— START OF Supplied data —

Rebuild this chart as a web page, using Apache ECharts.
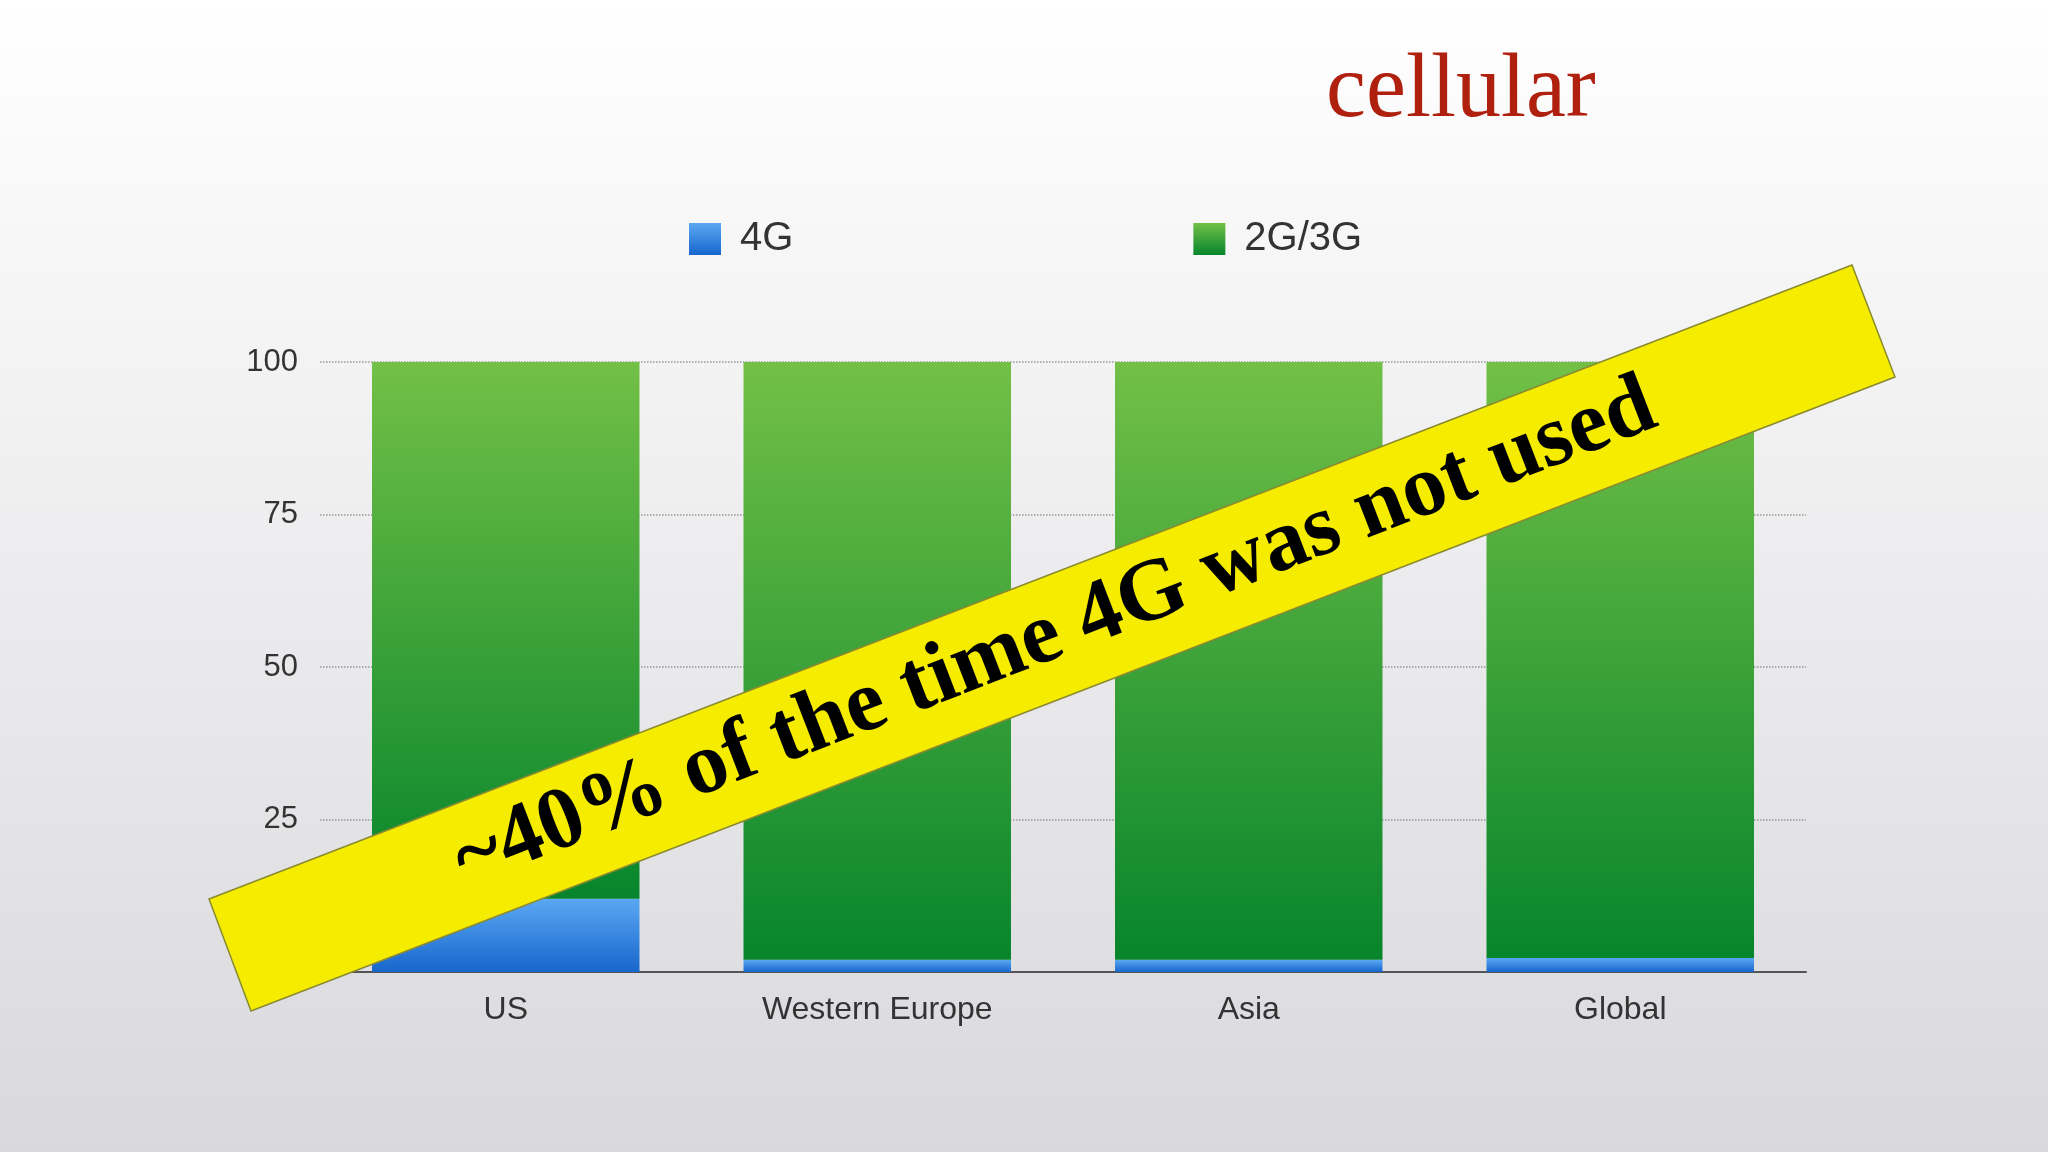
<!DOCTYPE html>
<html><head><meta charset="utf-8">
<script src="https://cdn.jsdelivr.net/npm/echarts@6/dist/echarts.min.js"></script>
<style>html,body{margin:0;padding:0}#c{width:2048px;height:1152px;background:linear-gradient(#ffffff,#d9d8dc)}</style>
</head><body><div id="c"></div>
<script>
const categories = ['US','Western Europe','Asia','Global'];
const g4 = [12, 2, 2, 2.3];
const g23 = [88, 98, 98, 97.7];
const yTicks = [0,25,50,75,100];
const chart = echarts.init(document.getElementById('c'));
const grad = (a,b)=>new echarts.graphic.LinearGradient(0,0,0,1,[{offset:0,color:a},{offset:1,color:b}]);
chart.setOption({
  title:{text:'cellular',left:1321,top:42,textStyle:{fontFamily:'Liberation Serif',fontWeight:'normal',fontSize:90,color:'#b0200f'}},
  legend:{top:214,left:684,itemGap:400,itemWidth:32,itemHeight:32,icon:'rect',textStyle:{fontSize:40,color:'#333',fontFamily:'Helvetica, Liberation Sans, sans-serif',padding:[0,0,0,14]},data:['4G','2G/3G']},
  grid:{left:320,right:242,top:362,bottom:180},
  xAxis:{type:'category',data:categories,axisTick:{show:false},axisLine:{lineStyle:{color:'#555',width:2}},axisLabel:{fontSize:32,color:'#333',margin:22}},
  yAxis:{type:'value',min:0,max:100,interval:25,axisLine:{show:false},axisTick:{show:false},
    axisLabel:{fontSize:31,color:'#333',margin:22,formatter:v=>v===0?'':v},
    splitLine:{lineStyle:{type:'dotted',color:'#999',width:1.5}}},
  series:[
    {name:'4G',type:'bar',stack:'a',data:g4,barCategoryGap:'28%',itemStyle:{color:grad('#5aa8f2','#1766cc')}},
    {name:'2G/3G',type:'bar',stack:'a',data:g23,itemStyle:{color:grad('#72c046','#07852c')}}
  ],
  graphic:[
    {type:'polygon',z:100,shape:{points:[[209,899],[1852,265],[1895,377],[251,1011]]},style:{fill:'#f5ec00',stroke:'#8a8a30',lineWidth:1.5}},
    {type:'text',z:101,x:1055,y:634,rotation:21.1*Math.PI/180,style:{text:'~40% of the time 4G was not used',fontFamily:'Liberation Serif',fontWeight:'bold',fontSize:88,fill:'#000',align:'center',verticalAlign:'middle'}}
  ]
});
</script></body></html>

— END OF Supplied data —

◆ Problem to solve:
All the lines above are to be given again exactly as they read, with the pictures removed.

◆ Solved problem:
Rebuild this chart as a web page, using Apache ECharts.
<!DOCTYPE html>
<html><head><meta charset="utf-8">
<script src="https://cdn.jsdelivr.net/npm/echarts@6/dist/echarts.min.js"></script>
<style>html,body{margin:0;padding:0}#c{width:2048px;height:1152px;background:linear-gradient(#ffffff,#d9d8dc)}</style>
</head><body><div id="c"></div>
<script>
const categories = ['US','Western Europe','Asia','Global'];
const g4 = [12, 2, 2, 2.3];
const g23 = [88, 98, 98, 97.7];
const yTicks = [0,25,50,75,100];
const chart = echarts.init(document.getElementById('c'));
const grad = (a,b)=>new echarts.graphic.LinearGradient(0,0,0,1,[{offset:0,color:a},{offset:1,color:b}]);
chart.setOption({
  title:{text:'cellular',left:1321,top:42,textStyle:{fontFamily:'Liberation Serif',fontWeight:'normal',fontSize:90,color:'#b0200f'}},
  legend:{top:214,left:684,itemGap:400,itemWidth:32,itemHeight:32,icon:'rect',textStyle:{fontSize:40,color:'#333',fontFamily:'Helvetica, Liberation Sans, sans-serif',padding:[0,0,0,14]},data:['4G','2G/3G']},
  grid:{left:320,right:242,top:362,bottom:180},
  xAxis:{type:'category',data:categories,axisTick:{show:false},axisLine:{lineStyle:{color:'#555',width:2}},axisLabel:{fontSize:32,color:'#333',margin:22}},
  yAxis:{type:'value',min:0,max:100,interval:25,axisLine:{show:false},axisTick:{show:false},
    axisLabel:{fontSize:31,color:'#333',margin:22,formatter:v=>v===0?'':v},
    splitLine:{lineStyle:{type:'dotted',color:'#999',width:1.5}}},
  series:[
    {name:'4G',type:'bar',stack:'a',data:g4,barCategoryGap:'28%',itemStyle:{color:grad('#5aa8f2','#1766cc')}},
    {name:'2G/3G',type:'bar',stack:'a',data:g23,itemStyle:{color:grad('#72c046','#07852c')}}
  ],
  graphic:[
    {type:'polygon',z:100,shape:{points:[[209,899],[1852,265],[1895,377],[251,1011]]},style:{fill:'#f5ec00',stroke:'#8a8a30',lineWidth:1.5}},
    {type:'text',z:101,x:1055,y:634,rotation:21.1*Math.PI/180,style:{text:'~40% of the time 4G was not used',fontFamily:'Liberation Serif',fontWeight:'bold',fontSize:88,fill:'#000',align:'center',verticalAlign:'middle'}}
  ]
});
</script></body></html>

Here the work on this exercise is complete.